How many of those 150,000 know that “My Old Kentucky Home” is steeped in racism? Whitewashed and inauthentically presented as Southern sentimentalism? Packaged as a paean to soft-edged nostalgia, when in reality its lyrics tell a tale of a slave being taken from his family and sold downriver to die on a sugarcane plantation?
It's not just that racist terms for Black people had to be changed to “people” in the latter half of the 20th century, in varying stages by various institutions, to make the singing more palatable. It’s not just the second and third verses, rarely sung, that paint an increasingly bleak picture of a displaced slave’s existence. It’s more than that.
(Excerpt) Read more at si.com ...
They’ve managed to ruin that too. :-(
https://abcnews.go.com/GMA/Style/model-leyna-bloom-sports-illustrateds-1st-transgender-cover/story?id=78942693&msclkid=3a50791fcec511ec899b7a9120f9258a
What a beautiful voice he had. Also, the song has always reminded me of “Uncle Tom’s Cabin,” now I know why. Since Tom was a Christian and faced his trials faithfully, I guess that gives the leftists another reason to hate the story and the song.

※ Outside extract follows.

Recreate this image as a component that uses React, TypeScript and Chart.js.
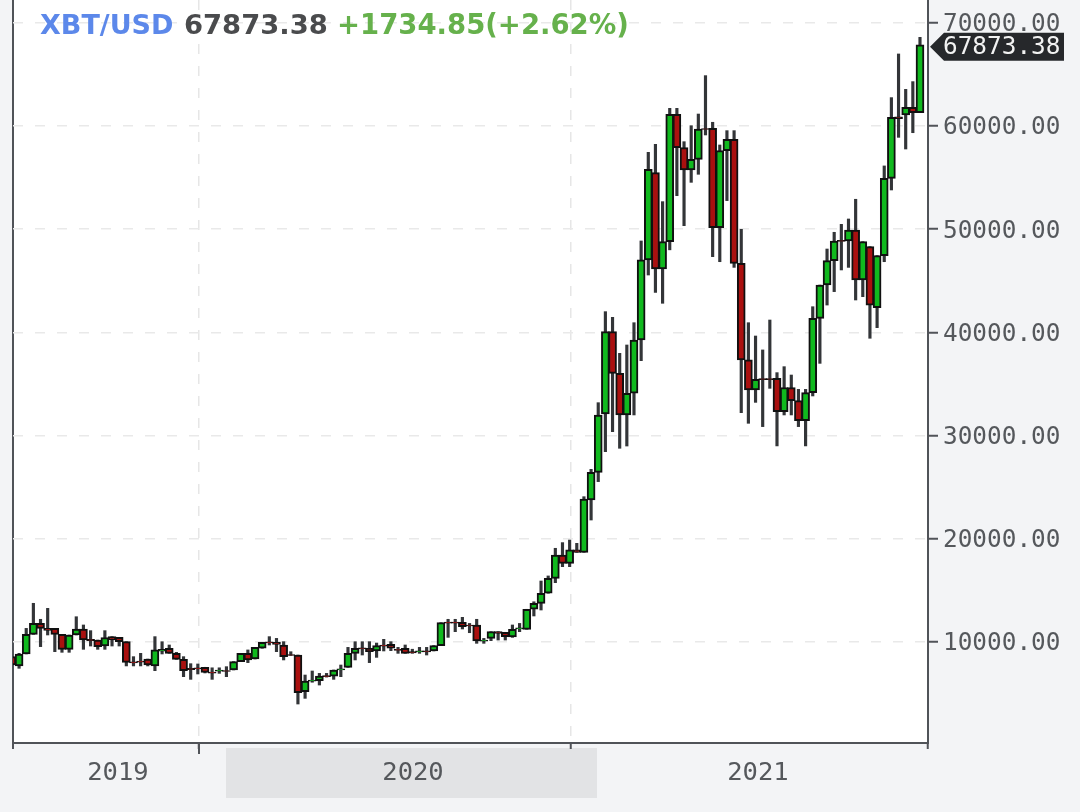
import React, { useEffect, useRef } from "react";
import { Chart, registerables } from "chart.js";

Chart.register(...registerables);

const opens = [8580,7675,8840,10740,11810,11320,11320,10740,9290,10680,11260,10250,10190,9610,10520,10450,10030,8090,8150,8350,7680,9100,9390,8900,8320,7440,7500,7550,7090,7170,7240,7290,8100,8900,8350,9390,10020,9970,9710,8790,8740,5190,6200,6250,6750,6700,7300,7540,8900,9440,9390,9130,9700,9770,9280,9390,9060,9040,9150,9130,9650,11920,11920,11900,11650,11650,10080,10350,11000,10940,10500,11270,11230,13170,13750,14720,16170,18430,17620,18920,18690,23760,26440,32090,40070,36030,32000,34100,39260,47020,55480,46140,48790,61130,57900,55740,56770,59760,59770,50150,57610,58710,46690,37330,34420,35530,35530,35550,32320,34650,33390,31450,34160,41360,44590,46950,48910,48860,49920,45080,48310,42400,47440,54930,60900,61070,61810,61290];
const closes = [7770,8840,10740,11810,11320,11130,10740,9290,10680,11260,10190,10130,9550,10420,10190,10030,8030,7970,8040,7770,9230,9290,8900,8320,7220,7330,7400,7060,6970,7280,7140,8100,8900,8260,9480,9970,9920,9770,8580,8690,5090,6220,6300,6700,6650,7290,7400,8900,9390,9340,9060,9650,9600,9390,9180,8900,8950,9150,9050,9650,11870,11820,11820,11490,11550,10100,10180,11000,10840,10520,11230,11370,13170,13750,14720,16170,18430,17620,18920,18690,23860,26440,32000,40070,36030,32000,34100,39260,47020,55800,46140,48790,61130,57900,55740,56770,59710,59660,50150,57610,58710,46690,37330,34420,35450,35430,35430,32320,34650,33390,31450,34160,41360,44590,46950,48860,48810,49920,45080,48790,42650,47440,54930,60840,60700,61810,61290,67873.38];
const highs = [8580,8900,11320,13750,12200,13260,11320,10740,10680,12450,11650,11100,10190,11100,10520,10450,10030,8580,8900,8350,10520,10030,9710,9000,8580,7900,7870,7550,7500,7500,7610,8100,8900,9230,9480,9970,10520,10350,10030,9060,8740,6800,7190,6960,6960,7290,7770,9480,10030,10030,10030,9900,10260,10030,9480,9710,9300,9480,9480,9650,11870,12200,12200,12390,11800,12200,10350,11000,11000,10940,11650,11800,13170,13900,15910,16400,19080,19630,19880,19560,24080,26730,33190,42010,41460,37970,38780,40940,48860,57450,58220,52670,61710,61710,58480,60030,61160,64880,60360,58160,59550,59550,49990,40940,39650,38300,41200,36100,36680,35870,34480,34480,42490,44590,48080,49700,50470,50990,52900,48790,48310,47440,56130,62750,66980,63550,64300,68590];
const lows = [7770,7450,8840,10740,9550,10680,9060,9000,9000,10680,9290,9610,9290,9290,9610,9610,7680,7680,7680,7680,7220,8840,8900,8320,6640,6380,6900,7000,6380,6960,6640,7290,8100,8000,8350,9390,9710,9060,8260,8690,3990,4540,6100,5830,6600,6380,6640,7540,8260,8740,8000,8510,9130,9160,8900,8900,8900,8900,8740,9130,9650,10450,11000,11260,10900,9870,9870,10130,10190,10190,10450,11000,11230,12520,13100,14720,15750,17300,17300,18690,18690,21820,25540,28440,30380,28770,28990,32000,37260,45560,43880,42820,48000,53250,50340,54540,55320,59130,47340,46850,52770,46300,32220,31190,33220,30870,34580,29000,32000,32000,30870,29000,33840,37000,42650,43950,46050,46300,43140,43460,39430,40460,46850,53800,58900,57770,59350,61290];

const weekIndex = closes.map((_, i) => i);
const yearLabels = ["2019", "2020", "2021"];
const yearLabelWeeks = [14.83, 56.09, 104.34];
const yearEdgeWeeks = [26.16, 78.19];
const priceTicks = [10000, 20000, 30000, 40000, 50000, 60000, 70000];
const symbol = "XBT/USD";
const lastPrice = "67873.38";
const change = "+1734.85(+2.62%)";

const WEEK_MIN = 0.15;
const WEEK_MAX = 128.12;
const UP = "#10b91e";
const DOWN = "#aa100f";
const AXIS = "#505358";
const PAGE = "#f3f4f6";
const FONT = '"DejaVu Sans Mono"';

const framePlugin = {
  id: "frame",
  beforeDraw(chart: any) {
    const { ctx, chartArea: a, width, height } = chart;
    ctx.save();
    ctx.fillStyle = PAGE;
    ctx.fillRect(0, 0, width, height);
    ctx.fillStyle = "#ffffff";
    ctx.fillRect(a.left, a.top, a.right - a.left, a.bottom - a.top);
    ctx.fillStyle = "#e2e3e5";
    ctx.fillRect(226, 748, 371, 50);
    ctx.restore();
  },
  afterDraw(chart: any) {
    const { ctx, scales, chartArea: a } = chart;
    ctx.save();
    const xe = scales.x.getPixelForValue(yearEdgeWeeks[0]);
    ctx.strokeStyle = AXIS;
    ctx.lineWidth = 2;
    ctx.beginPath();
    ctx.moveTo(xe, a.bottom);
    ctx.lineTo(xe, a.bottom + 11);
    ctx.stroke();

    const y = scales.y.getPixelForValue(closes[closes.length - 1]) + 2;
    ctx.fillStyle = "#26282b";
    ctx.beginPath();
    ctx.moveTo(930, y);
    ctx.lineTo(944, y - 14);
    ctx.lineTo(1064, y - 14);
    ctx.lineTo(1064, y + 14);
    ctx.lineTo(944, y + 14);
    ctx.closePath();
    ctx.fill();
    ctx.font = `24.4px ${FONT}`;
    ctx.fillStyle = "#f2f2f2";
    ctx.textAlign = "left";
    ctx.textBaseline = "middle";
    ctx.fillText(lastPrice, 943, y + 1);

    ctx.textBaseline = "alphabetic";
    ctx.font = 'bold 27px "DejaVu Sans"';
    ctx.fillStyle = "#5c88ea";
    ctx.fillText(symbol, 40, 34);
    ctx.font = 'bold 27.4px "DejaVu Sans"';
    ctx.fillStyle = "#4a4b4d";
    ctx.fillText(lastPrice, 184, 34);
    ctx.font = 'bold 27.5px "DejaVu Sans"';
    ctx.fillStyle = "#66b14c";
    ctx.fillText(change, 337, 34);
    ctx.restore();
  },
};

export default function App() {
  const ref = useRef<HTMLCanvasElement | null>(null);

  useEffect(() => {
    document.body.style.margin = "0";
    document.body.style.background = PAGE;
    const isEdge = (v: number) => yearEdgeWeeks.includes(v);
    const isFrame = (v: number) => v === WEEK_MIN || v === WEEK_MAX;
    const chart = new Chart(ref.current as HTMLCanvasElement, {
      type: "bar",
      data: {
        datasets: [
          {
            label: "Wick",
            data: weekIndex.map((i) => ({ x: i, y: [lows[i], highs[i]] })),
            backgroundColor: "#333538",
            borderWidth: 0,
            barThickness: 2.5,
            grouped: false,
            order: 2,
          },
          {
            label: "Body",
            data: weekIndex.map((i) => ({ x: i, y: [opens[i], closes[i]] })),
            backgroundColor: weekIndex.map((i) => (closes[i] >= opens[i] ? UP : DOWN)),
            borderColor: "#101010",
            borderWidth: 2,
            borderSkipped: false,
            barThickness: 8,
            grouped: false,
            order: 1,
          },
        ] as any,
      },
      options: {
        animation: false,
        responsive: false,
        devicePixelRatio: 1,
        layout: { padding: { left: 13, right: 0, top: 0, bottom: 0 } },
        plugins: { legend: { display: false }, tooltip: { enabled: false }, title: { display: false } },
        scales: {
          x: {
            type: "linear",
            offset: false,
            min: WEEK_MIN,
            max: WEEK_MAX,
            afterBuildTicks(scale: any) {
              const values = [WEEK_MIN, ...yearLabelWeeks, ...yearEdgeWeeks, WEEK_MAX].sort((a, b) => a - b);
              scale.ticks = values.map((value) => ({ value }));
            },
            afterFit(scale: any) {
              scale.height = 69;
              scale.paddingLeft = 0;
              scale.paddingRight = 0;
            },
            ticks: {
              autoSkip: false,
              maxRotation: 0,
              minRotation: 0,
              padding: 9,
              color: "#55585c",
              font: { family: FONT, size: 25.5 },
              callback(value: any) {
                const k = yearLabelWeeks.indexOf(Number(value));
                return k >= 0 ? yearLabels[k] : "";
              },
            },
            border: {
              color: AXIS,
              width: 2,
              dash: (c: any) => (c.tick && isEdge(c.tick.value) ? [10, 12] : []),
            },
            grid: {
              offset: false,
              tickLength: 6,
              color: (c: any) => {
                const v = c.tick && c.tick.value;
                if (v === WEEK_MIN) return AXIS;
                return isEdge(v) ? "#e6e6e6" : "rgba(0,0,0,0)";
              },
              lineWidth: (c: any) => (c.tick && c.tick.value === WEEK_MIN ? 2 : 1.5),
              tickColor: (c: any) => {
                const v = c.tick && c.tick.value;
                return isEdge(v) || isFrame(v) ? AXIS : "rgba(0,0,0,0)";
              },
              tickWidth: 2,
            },
          },
          y: {
            type: "linear",
            position: "right",
            min: 213,
            max: 72209,
            afterBuildTicks(scale: any) {
              scale.ticks = priceTicks.map((value) => ({ value }));
            },
            afterFit(scale: any) {
              scale.width = 152;
              scale.paddingTop = 0;
              scale.paddingBottom = 0;
            },
            ticks: {
              padding: 5,
              labelOffset: 2,
              color: "#55585c",
              font: { family: FONT, size: 24.4 },
              callback: (value: any) => Number(value).toFixed(2),
            },
            border: { color: AXIS, width: 2, dash: [10, 12] },
            grid: {
              color: "#e9e9e9",
              lineWidth: 1.5,
              tickLength: 10,
              tickColor: AXIS,
              tickWidth: 2,
            },
          },
        },
      } as any,
      plugins: [framePlugin],
    });
    return () => chart.destroy();
  }, []);

  return (
    <canvas
      ref={ref}
      width={1080}
      height={812}
      style={{ display: "block", width: 1080, height: 812, filter: "blur(0.5px)" }}
    />
  );
}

Merriam Webster has the gall to define “darky” in their racist dictionary. It, and all other dictionaries, should be banned.
= = =
And remove “N” from the alphabet. More to follow.

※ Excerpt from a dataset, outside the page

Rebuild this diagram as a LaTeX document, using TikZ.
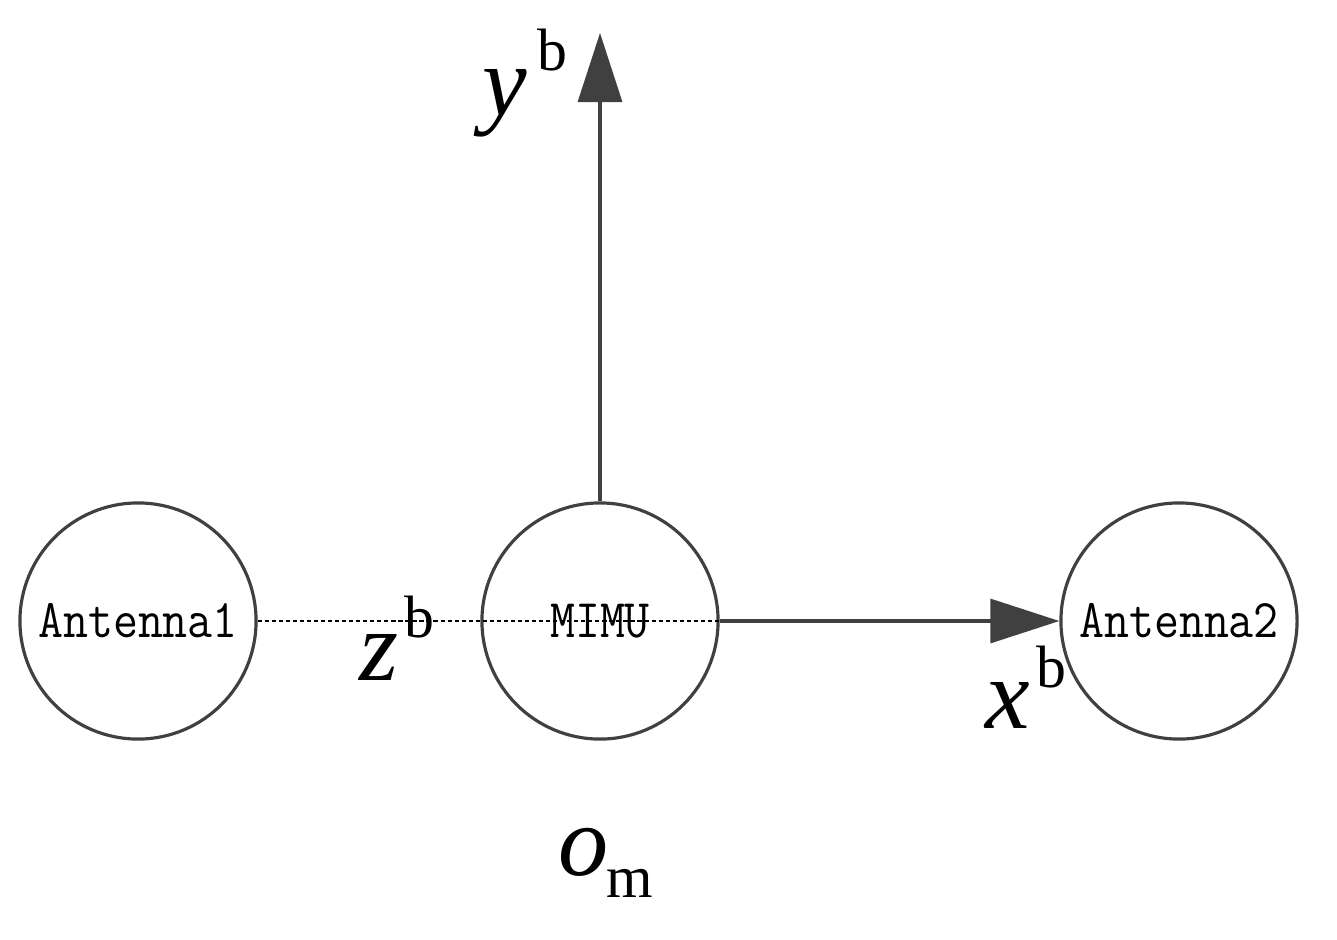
\documentclass[tikz,border=0pt]{standalone}
\usepackage{fontspec}
\setmainfont{Liberation Serif}
\usetikzlibrary{arrows.meta}
\definecolor{lc}{RGB}{64,64,64}
\begin{document}
\begin{tikzpicture}[x=0.01cm,y=-0.01cm]
\tikzset{
 ring/.style={circle,draw=lc,line width=0.9pt,minimum size=2.36cm,inner sep=0pt,font=\ttfamily\fontsize{15.5}{16}\selectfont},
 axis/.style={draw=lc,line width=0.9pt,-{Triangle[length=0.69cm,width=0.44cm]}},
 dotline/.style={draw=black,line width=0.35pt,dash pattern=on 1.2pt off 0.8pt},
 lab/.style={anchor=base west,inner sep=0pt,font=\fontsize{28.5}{30}\selectfont\itshape},
 sup/.style={anchor=base west,inner sep=0pt,font=\fontsize{17}{18}\selectfont},
}
\useasboundingbox (0,0) rectangle (1337,939);
\node[ring] (a1) at (138,621) {\scalebox{0.89}[1]{Antenna1}};
\node[ring] (mimu) at (600,621) {\scalebox{0.89}[1]{MIMU}};
\node[ring] (a2) at (1179,621) {\scalebox{0.89}[1]{Antenna2}};
\coordinate (ytip) at (600,33);
\draw[dotline] (a1.east) -- (mimu.east);
\draw[axis] (mimu.north) -- (ytip);
\draw[axis] (mimu.east) -- (a2.west);
\node[lab] (ylab) at (482,115) {y};
\node[sup] (ysup) at (537,70) {b};
\node[lab] (zlab) at (359,680) {z};
\node[sup] (zsup) at (404,637) {b};
\node[lab] (xlab) at (985,728) {x};
\node[sup] (xsup) at (1036,687) {b};
\node[lab] (olab) at (558,875) {o};
\node[sup] (osub) at (606,897) {m};
\end{tikzpicture}
\end{document}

Finally, all communication will be Zzz zzzzz z zz zzz (oops, did not capitalize the pronouns).
It is just a matter of time before they put a muzzle on the Statue of Liberty—to make sure she does not say anything racist or put out “disinformation”.
:-(
Instead of hitting on lyrics written to a beautiful tune 170 years ago they should rap about the tuneless lyrics being written today.
GOOD FOR CHURCHILL DOWNS.
History is history.
Everything that is negative that blacks PERCEIVE has happened to them cannot be blamed on a song.

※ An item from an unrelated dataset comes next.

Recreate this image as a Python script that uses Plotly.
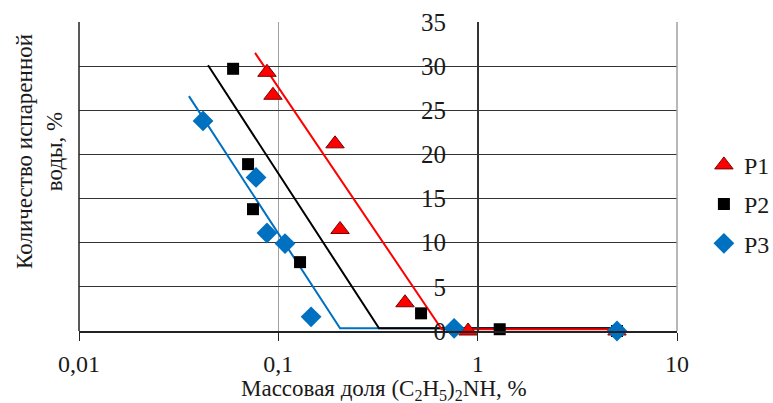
import plotly.graph_objects as go

# ---- data ----
p1_x = [0.0877, 0.094, 0.1925, 0.204, 0.432, 0.895, 5.0]
p1_y = [29.3, 26.7, 21.2, 11.5, 3.2, 0.0, 0.0]
p2_x = [0.0593, 0.0705, 0.0746, 0.1285, 0.52, 1.29, 5.0]
p2_y = [29.7, 18.9, 13.8, 7.8, 2.0, 0.2, 0.0]
p3_x = [0.0419, 0.0773, 0.0877, 0.108, 0.146, 0.762, 5.0]
p3_y = [23.8, 17.4, 11.1, 9.9, 1.6, 0.3, 0.0]

fit1_x = [0.0764, 0.66, 5.0]
fit1_y = [31.5, 0.2, 0.2]
fit2_x = [0.0444, 0.32, 5.0]
fit2_y = [30.1, 0.3, 0.3]
fit3_x = [0.0356, 0.204, 5.0]
fit3_y = [26.6, 0.3, 0.3]

x_ticks = [0.01, 0.1, 1, 10]
x_ticktext = ["0,01", "0,1", "1", "10"]
y_ticks = [0, 5, 10, 15, 20, 25, 30, 35]

RED = "#FF0000"
BLACK = "#000000"
BLUE = "#0070C0"
FONT = "Liberation Serif"
TXT = "#1a1a1a"

fig = go.Figure()

# fit lines
for fx, fy, col in [(fit3_x, fit3_y, BLUE), (fit2_x, fit2_y, BLACK), (fit1_x, fit1_y, RED)]:
    fig.add_trace(go.Scatter(x=fx, y=fy, mode="lines", line=dict(color=col, width=2),
                             showlegend=False, hoverinfo="skip", cliponaxis=False))

fig.add_trace(go.Scatter(x=p1_x, y=p1_y, mode="markers", name="P1", legendgroup="1",
                         marker=dict(symbol="triangle-up", size=16, color=RED,
                                     line=dict(color="#7a0000", width=1)),
                         cliponaxis=False))
fig.add_trace(go.Scatter(x=p2_x, y=p2_y, mode="markers", name="P2", legendgroup="2",
                         marker=dict(symbol="square", size=12, color=BLACK),
                         cliponaxis=False))
fig.add_trace(go.Scatter(x=p3_x, y=p3_y, mode="markers", name="P3", legendgroup="3",
                         marker=dict(symbol="diamond", size=16, color=BLUE),
                         cliponaxis=False))

fig.update_layout(
    width=773, height=403,
    margin=dict(l=79, r=96, t=22, b=72, autoexpand=False),
    paper_bgcolor="white", plot_bgcolor="white",
    font=dict(family=FONT, size=22, color=TXT),
    legend=dict(x=1.045, y=0.41, xanchor="left", yanchor="middle",
                font=dict(size=24, family=FONT, color=TXT),
                tracegroupgap=5, bgcolor="rgba(0,0,0,0)", itemwidth=30),
    xaxis=dict(type="log", range=[-2, 1], tickvals=x_ticks, ticktext=x_ticktext,
               showgrid=True, gridcolor="#a0a0a0", gridwidth=1,
               showline=True, linecolor="#222222", linewidth=1.5,
               ticks="outside", ticklen=8, tickcolor="#222222",
               ticklabelstandoff=2, automargin=False,
               tickfont=dict(size=24, family=FONT, color=TXT),
               zeroline=False),
    yaxis=dict(range=[0, 35], tickvals=y_ticks, anchor="free", position=2/3,
               showgrid=True, gridcolor="#333333", gridwidth=1,
               showline=True, linecolor="#333333", linewidth=1.5,
               ticks="", ticklabelstandoff=26, automargin=False,
               tickfont=dict(size=25, family=FONT, color=TXT),
               zeroline=False),
    showlegend=True,
)

# left border and right border
fig.add_shape(type="line", xref="paper", yref="paper", x0=0, x1=0, y0=0, y1=1,
              line=dict(color="#222222", width=1.5))
fig.add_shape(type="line", xref="paper", yref="paper", x0=1, x1=1, y0=0, y1=1,
              line=dict(color="#a0a0a0", width=1.5))

fig.add_annotation(text="Количество испаренной<br>воды, %", xref="paper", yref="paper",
                   x=-0.065, y=0.58, xanchor="center", yanchor="middle",
                   textangle=-90, showarrow=False,
                   font=dict(size=23, family=FONT, color=TXT), align="center")

fig.add_annotation(text="Массовая доля (C<sub>2</sub>H<sub>5</sub>)<sub>2</sub>NH, %",
                   xref="paper", yref="paper", x=0.51, y=-0.19,
                   xanchor="center", yanchor="middle", showarrow=False,
                   font=dict(size=23, family=FONT, color=TXT))

fig.write_html("out.html")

Welfare has allowed millions of layabout persons to proliferate. They cannot take care of themselves & are more demanding than feral cats.
I have a bunch of songs by Sons of the Pioneers. They do a bunch of old traditional songs like “Old Kentucky home”. They use term ‘darkies’ in the several different tunes. I was driving with a friend and one of those came on. He looked at me and asked “did they really just say that”? Yup. says I, the line was “darkie picks the cotton, but white man makes the money”. It was truth, and not prettied up. Of course it was recorded in the 30s or 40s, so kinda predates political correctness.
It appears to me that Foster wrote a protest song against the injustice of slavery. He used the word “darkies”, which is certainly offensive today, and may very well have been to abolitionists in his time, but it WAS a commonly used word (or worse) by the supporters of slavery.
I think of Springsteen’s “Born in the USA” protest song, where he sings “Sent me off to a foreign land, to go kill the yellow man”. Similarly racist language, but it is employed to make the point that the song writer is opposed to it, not in support of it.
Rap is crap, full of misogyny. Where are all the so-called feminists to condemn this garbage?
Let’s just go the absurd since we can beat them there: Ban black people for being black, that’s racist!